### Work instructions
Locate each line in the records containing "with". Copy it.

### Exercise material

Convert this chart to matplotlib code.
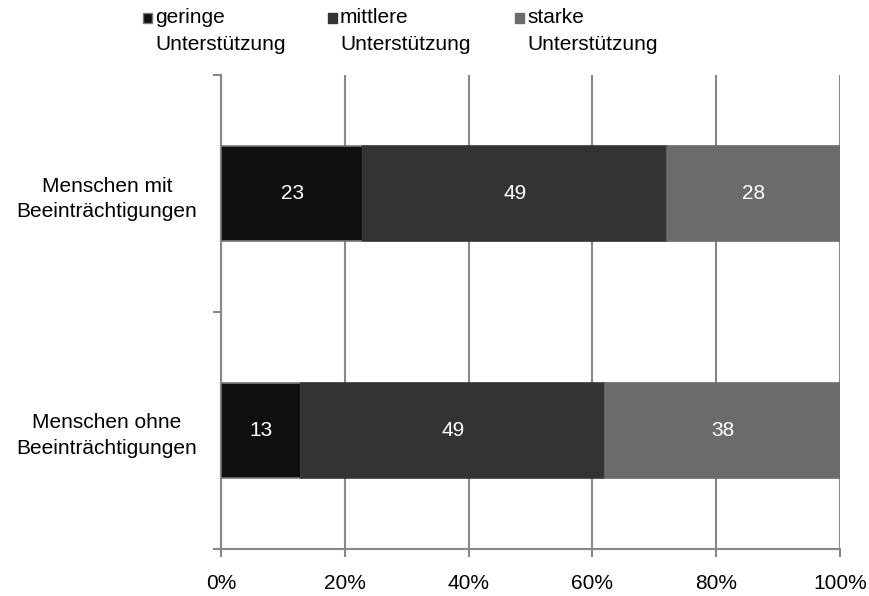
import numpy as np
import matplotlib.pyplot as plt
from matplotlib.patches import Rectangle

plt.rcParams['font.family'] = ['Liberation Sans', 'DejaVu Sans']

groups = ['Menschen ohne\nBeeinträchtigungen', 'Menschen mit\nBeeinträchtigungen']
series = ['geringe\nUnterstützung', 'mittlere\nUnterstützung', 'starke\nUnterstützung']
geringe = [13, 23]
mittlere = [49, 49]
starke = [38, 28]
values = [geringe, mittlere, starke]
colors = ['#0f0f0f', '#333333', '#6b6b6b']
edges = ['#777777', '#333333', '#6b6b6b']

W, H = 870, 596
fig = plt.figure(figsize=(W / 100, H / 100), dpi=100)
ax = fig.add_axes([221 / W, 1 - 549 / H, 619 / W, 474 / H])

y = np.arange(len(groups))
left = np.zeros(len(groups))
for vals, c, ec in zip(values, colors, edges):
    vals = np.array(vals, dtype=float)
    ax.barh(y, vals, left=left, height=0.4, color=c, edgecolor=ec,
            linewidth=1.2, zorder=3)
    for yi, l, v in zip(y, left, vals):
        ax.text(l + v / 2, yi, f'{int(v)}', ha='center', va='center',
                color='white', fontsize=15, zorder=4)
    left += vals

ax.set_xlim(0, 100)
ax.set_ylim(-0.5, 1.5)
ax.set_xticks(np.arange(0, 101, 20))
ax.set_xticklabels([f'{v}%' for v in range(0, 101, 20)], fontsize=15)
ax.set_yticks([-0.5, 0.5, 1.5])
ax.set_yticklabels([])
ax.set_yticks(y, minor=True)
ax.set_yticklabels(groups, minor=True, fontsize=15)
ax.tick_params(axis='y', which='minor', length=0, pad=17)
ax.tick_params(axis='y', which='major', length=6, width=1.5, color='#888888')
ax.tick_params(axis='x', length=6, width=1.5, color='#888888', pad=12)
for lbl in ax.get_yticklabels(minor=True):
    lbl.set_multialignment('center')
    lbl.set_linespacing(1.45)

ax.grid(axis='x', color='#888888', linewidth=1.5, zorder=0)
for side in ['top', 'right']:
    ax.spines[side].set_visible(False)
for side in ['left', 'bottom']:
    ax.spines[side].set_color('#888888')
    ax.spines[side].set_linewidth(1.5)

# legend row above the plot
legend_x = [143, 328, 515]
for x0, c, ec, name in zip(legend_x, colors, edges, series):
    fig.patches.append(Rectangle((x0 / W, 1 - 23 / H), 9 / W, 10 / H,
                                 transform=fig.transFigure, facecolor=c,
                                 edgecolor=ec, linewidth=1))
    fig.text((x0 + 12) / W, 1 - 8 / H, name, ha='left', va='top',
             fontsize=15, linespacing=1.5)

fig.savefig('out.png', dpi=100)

* * *

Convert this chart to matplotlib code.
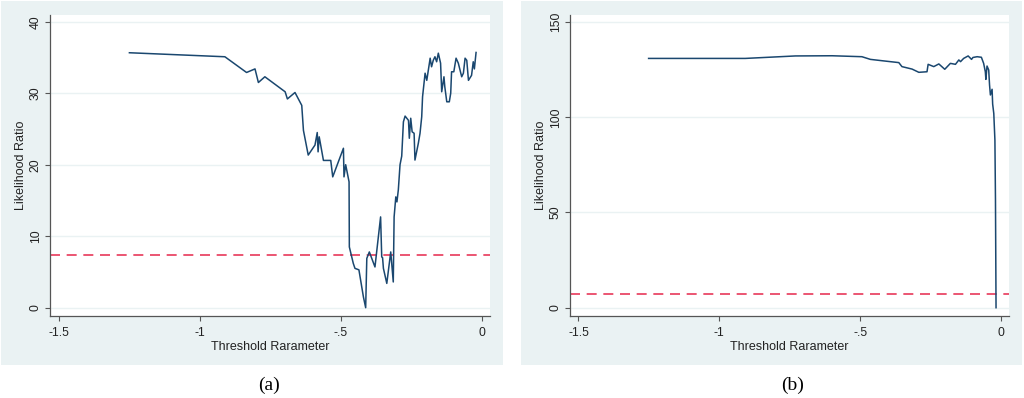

---

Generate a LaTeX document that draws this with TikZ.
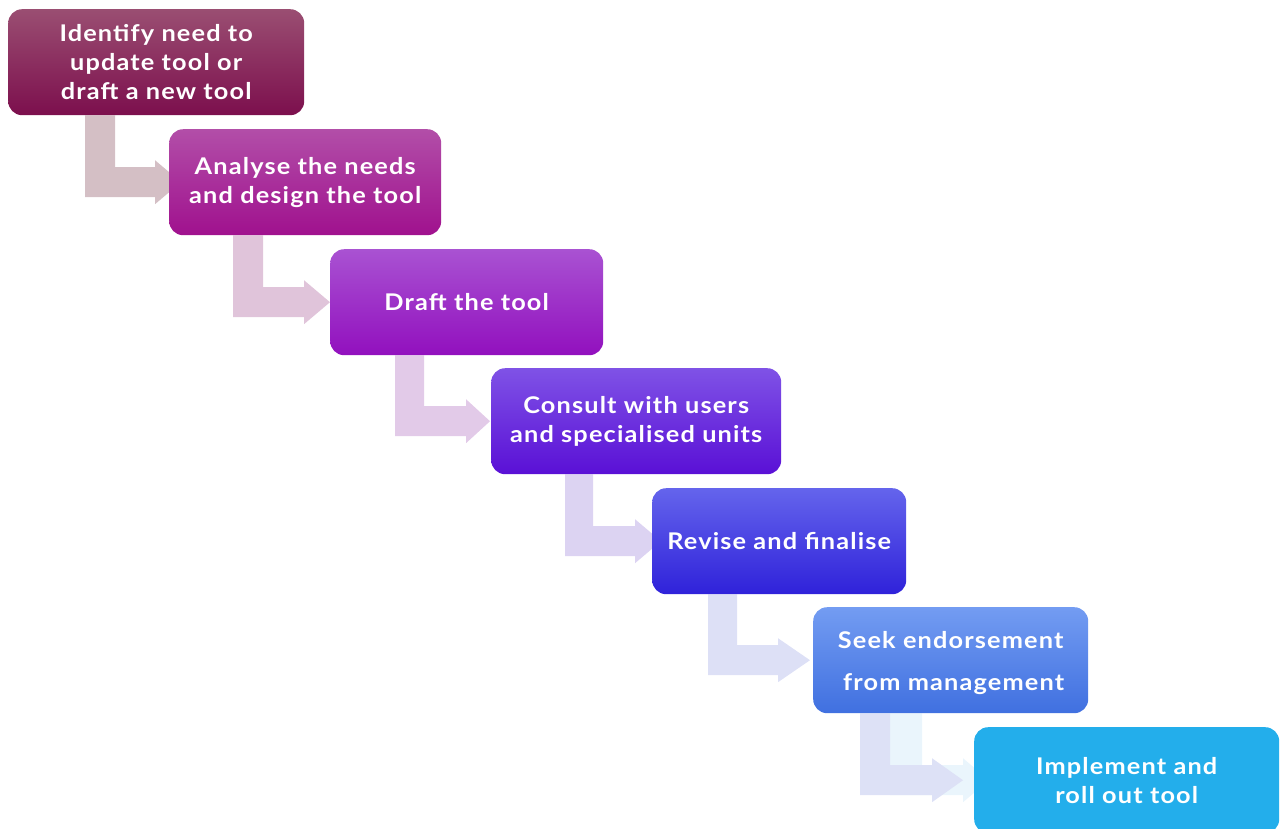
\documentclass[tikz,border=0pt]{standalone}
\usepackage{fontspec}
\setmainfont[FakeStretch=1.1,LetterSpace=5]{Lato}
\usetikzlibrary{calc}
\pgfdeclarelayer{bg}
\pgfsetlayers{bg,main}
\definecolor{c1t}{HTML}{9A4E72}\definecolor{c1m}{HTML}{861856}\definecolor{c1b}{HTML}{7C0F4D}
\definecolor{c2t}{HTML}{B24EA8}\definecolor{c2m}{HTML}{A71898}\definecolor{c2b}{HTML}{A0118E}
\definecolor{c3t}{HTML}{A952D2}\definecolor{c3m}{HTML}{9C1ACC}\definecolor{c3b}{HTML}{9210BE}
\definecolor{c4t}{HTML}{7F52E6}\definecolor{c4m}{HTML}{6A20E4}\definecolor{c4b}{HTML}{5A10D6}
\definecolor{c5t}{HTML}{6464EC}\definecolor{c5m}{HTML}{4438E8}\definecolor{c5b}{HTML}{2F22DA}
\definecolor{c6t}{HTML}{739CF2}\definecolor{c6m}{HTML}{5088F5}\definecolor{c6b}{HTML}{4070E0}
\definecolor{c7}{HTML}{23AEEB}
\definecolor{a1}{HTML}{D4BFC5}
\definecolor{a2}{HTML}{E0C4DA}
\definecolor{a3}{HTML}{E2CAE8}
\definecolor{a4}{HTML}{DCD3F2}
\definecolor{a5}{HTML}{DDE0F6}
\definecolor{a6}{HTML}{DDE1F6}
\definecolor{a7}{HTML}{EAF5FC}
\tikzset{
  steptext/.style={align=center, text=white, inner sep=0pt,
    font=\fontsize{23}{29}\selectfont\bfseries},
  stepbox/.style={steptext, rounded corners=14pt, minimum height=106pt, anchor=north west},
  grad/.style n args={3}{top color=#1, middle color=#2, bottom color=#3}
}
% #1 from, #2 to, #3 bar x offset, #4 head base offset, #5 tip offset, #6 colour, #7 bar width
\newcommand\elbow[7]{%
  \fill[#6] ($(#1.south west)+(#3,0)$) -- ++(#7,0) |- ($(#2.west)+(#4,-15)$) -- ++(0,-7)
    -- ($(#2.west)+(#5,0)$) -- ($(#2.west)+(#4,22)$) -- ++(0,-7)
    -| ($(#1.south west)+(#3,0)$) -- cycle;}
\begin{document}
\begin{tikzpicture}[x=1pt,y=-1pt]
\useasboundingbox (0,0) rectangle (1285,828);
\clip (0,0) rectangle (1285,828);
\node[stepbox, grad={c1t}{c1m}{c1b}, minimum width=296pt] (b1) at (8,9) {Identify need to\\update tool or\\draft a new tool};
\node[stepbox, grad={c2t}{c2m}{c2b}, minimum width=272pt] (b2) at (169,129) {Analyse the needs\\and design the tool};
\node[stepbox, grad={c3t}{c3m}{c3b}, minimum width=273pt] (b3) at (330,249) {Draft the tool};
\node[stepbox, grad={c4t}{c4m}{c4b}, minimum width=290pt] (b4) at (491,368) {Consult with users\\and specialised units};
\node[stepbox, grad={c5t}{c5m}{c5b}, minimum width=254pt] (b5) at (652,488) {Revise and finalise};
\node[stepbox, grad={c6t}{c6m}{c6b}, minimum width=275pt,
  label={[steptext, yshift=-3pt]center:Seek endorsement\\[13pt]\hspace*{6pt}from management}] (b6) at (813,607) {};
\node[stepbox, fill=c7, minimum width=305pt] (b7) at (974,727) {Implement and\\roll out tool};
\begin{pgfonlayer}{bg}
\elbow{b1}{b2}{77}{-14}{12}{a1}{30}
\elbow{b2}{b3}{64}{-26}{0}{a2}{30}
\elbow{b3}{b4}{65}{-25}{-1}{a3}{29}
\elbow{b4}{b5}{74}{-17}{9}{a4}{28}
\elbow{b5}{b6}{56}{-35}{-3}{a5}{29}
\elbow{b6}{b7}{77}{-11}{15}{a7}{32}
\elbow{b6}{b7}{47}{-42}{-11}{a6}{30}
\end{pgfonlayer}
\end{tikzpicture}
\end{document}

### The answer
Generate a LaTeX document that draws this with TikZ.
\node[stepbox, grad={c4t}{c4m}{c4b}, minimum width=290pt] (b4) at (491,368) {Consult with users\\and specialised units};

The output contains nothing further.